Ira Chernus PROFESSOR OF RELIGIOUS STUDIES UNIVERSITY OF COLORADO AT BOULDER |
SCHOOL "CRISIS" IS AN OLD STORY
On a Sunday morning in 1690 the famous Puritan minister Cotton Mather climbed into the pulpit to warn his flock about the declining state of education in the younger generation, "which, if not prevented, will gradually dispose us to degeneracy." Ever since, the pundits have been complaining about the woeful state of our schools and asking plaintively, "Why can’t Johnny (or Janey) read?"
Mr. Gore and Mr. Bush are criss-crossing the country asking that question. The "crisis in education" is a perennial crowd-pleaser. It’s as American as cherry pie. Unfortunately, when society’s leaders start lamenting the decline in education, it usually spells trouble for serious efforts to help young people learn.
Today’s school critics have something Cotton Mather never had: statistics. Statistics are like those inkblots in the Rorschach test. You can always see a crisis if you are so inclined. But there is just as much evidence that kids are a lot better educated today than they used to be. Most parents I know are amazed by how much the level of expectation has risen since we were schoolkids. So the important question is not why Johnny can’t read, but why so many Americans choose to believe that our schools are failing.
One reason is the joy of jeremiads, those laments about society’s ills that Puritan ministers loved to preach. Americans still revel in a good jeremiad.
Historians have a pretty good idea why jeremiads became, and remain, so popular. The clergymen of Mather’s day wanted a stable, predictable social structure. Their claim to authority depended on it. But the world was changing so fast that they couldn’t control it. Since the ministers were most frightened about the uncontrollable future, they bemoaned the fate of the future generation and blamed it on the schools.
The pace of change has not let up since 1690. Schools keep changing too. By some measures they keep improving. But change still breeds anxiety, and a good jeremiad still sells. It’s no wonder. You get to affirm the values you prefer and share them with lots of other frightened people. The more people bemoan the sad state of the world, the better it feels.
Jeremiads recount the evils of the day in almost loving detail, contrasting them with something better that supposedly used to exist and could exist again. They sound like objective analyses of social problems. But they are not meant to be objective. They are meant to express and alleviate anxiety about cultural change, by praising the old values and habits and excoriating the new. Since it all sounds so objective, you can easily persuade yourself that your personal values are objectively true.
Historians of American culture would quickly see that the loudest critics of education these days are preaching jeremiads.

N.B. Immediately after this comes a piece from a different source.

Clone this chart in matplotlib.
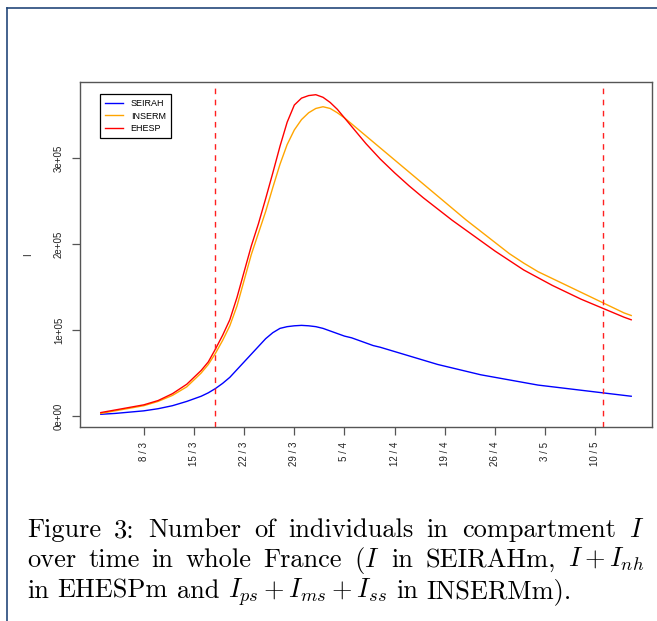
import matplotlib
matplotlib.use("Agg")
import matplotlib.pyplot as plt
from matplotlib.lines import Line2D

plt.rcParams.update({
    "font.family": ["Liberation Sans", "DejaVu Sans"],
    "mathtext.fontset": "cm",
})

# days counted from 1 March (day 0)
days = [1, 3, 5, 7, 9, 11, 13,
        15, 16, 17, 18, 19, 20, 21, 22, 23, 24, 25, 26, 27, 28, 29, 30, 31, 32,
        33, 34, 35, 36, 37, 38, 39, 40,
        42, 44, 46, 48, 50, 52, 54, 56, 58, 60, 62, 64, 66, 68, 70, 72, 74, 75]

seirah = [2000, 3000, 4500, 6000, 8500, 12000, 17000,
          23000, 27000, 32000, 38000, 45000, 54000, 63000, 72000, 81000, 90000,
          97000, 102000, 104000, 105000, 105500, 105000, 104000, 102000, 99000,
          96000, 93000, 91000, 88000, 85000, 82000, 80000,
          75000, 70000, 65000, 60000, 56000, 52000, 48000, 45000, 42000, 39000,
          36000, 34000, 32000, 30000, 28000, 26000, 24000, 23000]

inserm = [3000, 6000, 9000, 12000, 17000, 24000, 34000,
          50000, 60000, 73000, 88000, 105000, 128000, 158000, 188000, 213000,
          238000, 266000, 293000, 316000, 333000, 345000, 353000, 358000, 360000,
          358000, 353000, 347000, 340000, 333000, 326000, 319000, 312000,
          298000, 284000, 270000, 256000, 242000, 228000, 215000, 202000, 189000,
          178000, 168000, 160000, 152000, 144000, 136000, 128000, 120000, 117000]

ehesp = [4000, 7000, 10000, 13000, 18000, 26000, 37000,
         53000, 63000, 78000, 94000, 112000, 138000, 168000, 198000, 224000,
         253000, 283000, 314000, 342000, 362000, 370000, 373000, 374000, 371000,
         365000, 357000, 347000, 337000, 327000, 317000, 308000, 299000,
         283000, 268000, 254000, 241000, 228000, 216000, 204000, 192000, 181000,
         170000, 161000, 152000, 144000, 136000, 129000, 122000, 115000, 112000]

tick_days = [7, 14, 21, 28, 35, 42, 49, 56, 63, 70]
tick_labels = ["8 / 3", "15 / 3", "22 / 3", "29 / 3", "5 / 4",
               "12 / 4", "19 / 4", "26 / 4", "3 / 5", "10 / 5"]
y_ticks = [0, 100000, 200000, 300000]
y_labels = ["0e+00", "1e+05", "2e+05", "3e+05"]
lockdown_days = [17, 71]

fig = plt.figure(figsize=(6.57, 6.21), dpi=100)
W, H = 657, 621

# page frame lines (top and left)
fig.add_artist(Line2D([7 / W, 1], [1 - 8 / H, 1 - 8 / H], color="#24487a", lw=1.2))
fig.add_artist(Line2D([7 / W, 7 / W], [0, 1 - 8 / H], color="#24487a", lw=1.2))

ax = fig.add_axes([80 / W, 1 - 427 / H, 572 / W, 345 / H])
ax.plot(days, seirah, color="#0000ff", lw=1.0, label="SEIRAH")
ax.plot(days, inserm, color="#ffa500", lw=1.0, label="INSERM")
ax.plot(days, ehesp, color="#ff0000", lw=1.0, label="EHESP")
for d in lockdown_days:
    ax.axvline(d, color="#ff2020", lw=1.0, linestyle=(0, (4, 4)))

ax.set_xlim(-1.9, 77.9)
ax.set_ylim(-12800, 388800)
ax.set_xticks(tick_days)
ax.set_xticklabels(tick_labels, rotation=90, fontsize=7)
ax.set_yticks(y_ticks)
ax.set_yticklabels(y_labels, rotation=90, va="center", fontsize=7)
ax.tick_params(axis="both", direction="out", length=5.5, width=0.9,
               color="#555555", labelcolor="#222222")
ax.tick_params(axis="x", pad=5)
ax.tick_params(axis="y", pad=6)
for s in ax.spines.values():
    s.set_color("#555555")
    s.set_linewidth(1.0)

ax.set_ylabel("I", fontsize=7, color="#222222")
ax.yaxis.set_label_coords(-0.082, 0.5)

leg = ax.legend(loc="upper left", bbox_to_anchor=(0.035, 0.965), borderaxespad=0,
                fontsize=6.5, frameon=True, fancybox=False, framealpha=1,
                edgecolor="black", handlelength=1.9, handletextpad=0.9,
                labelspacing=0.35, borderpad=0.6)
leg.get_frame().set_linewidth(0.9)

# caption, justified like the LaTeX page
cap_size = 19
caption_lines = [
    (["Figure", "3:", "Number", "of", "individuals", "in", "compartment", "$I$"], 537, True),
    (["over", "time", "in", "whole", "France", "($I$", "in", "SEIRAHm,", "$I+I_{nh}$"], 567, True),
    (["in", "EHESPm", "and", "$I_{ps}+I_{ms}+I_{ss}$", "in", "INSERMm)."], 598, False),
]
x_left, x_right = 27, 644
renderer = fig.canvas.get_renderer()
for words, ybase, justify in caption_lines:
    texts = [fig.text(0, 1 - ybase / H, w, family="cmr10", fontsize=cap_size,
                      va="baseline", ha="left") for w in words]
    widths = [t.get_window_extent(renderer).width for t in texts]
    if justify:
        gap = (x_right - x_left - sum(widths)) / (len(words) - 1)
    else:
        gap = cap_size * 100 / 72 * 0.333
    x = x_left
    for t, w in zip(texts, widths):
        t.set_x(x / W)
        x += w + gap

fig.savefig("out.png", dpi=100)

They do not offer us careful analyses of education. That would mean reading and heeding mountains of scholarly literature, much of which finds that schools are improving. Nor do the critics lay out detailed, realistic programs for improving education. That would mean paying attention to professional educators, the people who work in the schools every day. They see the improvements as well as the problems. But that won’t help the preachers, who only want to cry out for someone to make things better. At best, they offer simple nostrums like national standards or vouchers and privatization.
Their anxieties are understandable, and they should not be blamed for feeling them. The idealized past they praise (which probably never existed) certainly cannot be realized in the future. And deep down they know it—which is what gives such passion to their crusade. They are on a never-ending quest for an impossible dream. But that suits the critics just fine, because jeremiads are not intended to solve problems. They are intended only to make frightened people feel better. The "crisis" and the "failing schools" must continue so that the jeremiads can continue, for it is only in the process of constant lament that they can find any solace.
When the "back to basics" folks start warning about a crisis, I see a jeremiad coming and I duck. It’s a sure sign that the topic is not really education, but fears of social and cultural change. It’s just one more move in the ongoing struggle over the shape of our society and its values. Unfortunately, the kids become pawns caught in the middle. When that happens in a family, the experts call it dysfunctional. It is just as dysfunctional in a nation. If we are really interested in improving education, we should lower the emotional temperature, stop throwing sound-bites, take it out of the political arena, listen to professional educators, and start talking seriously about what is best for all our children.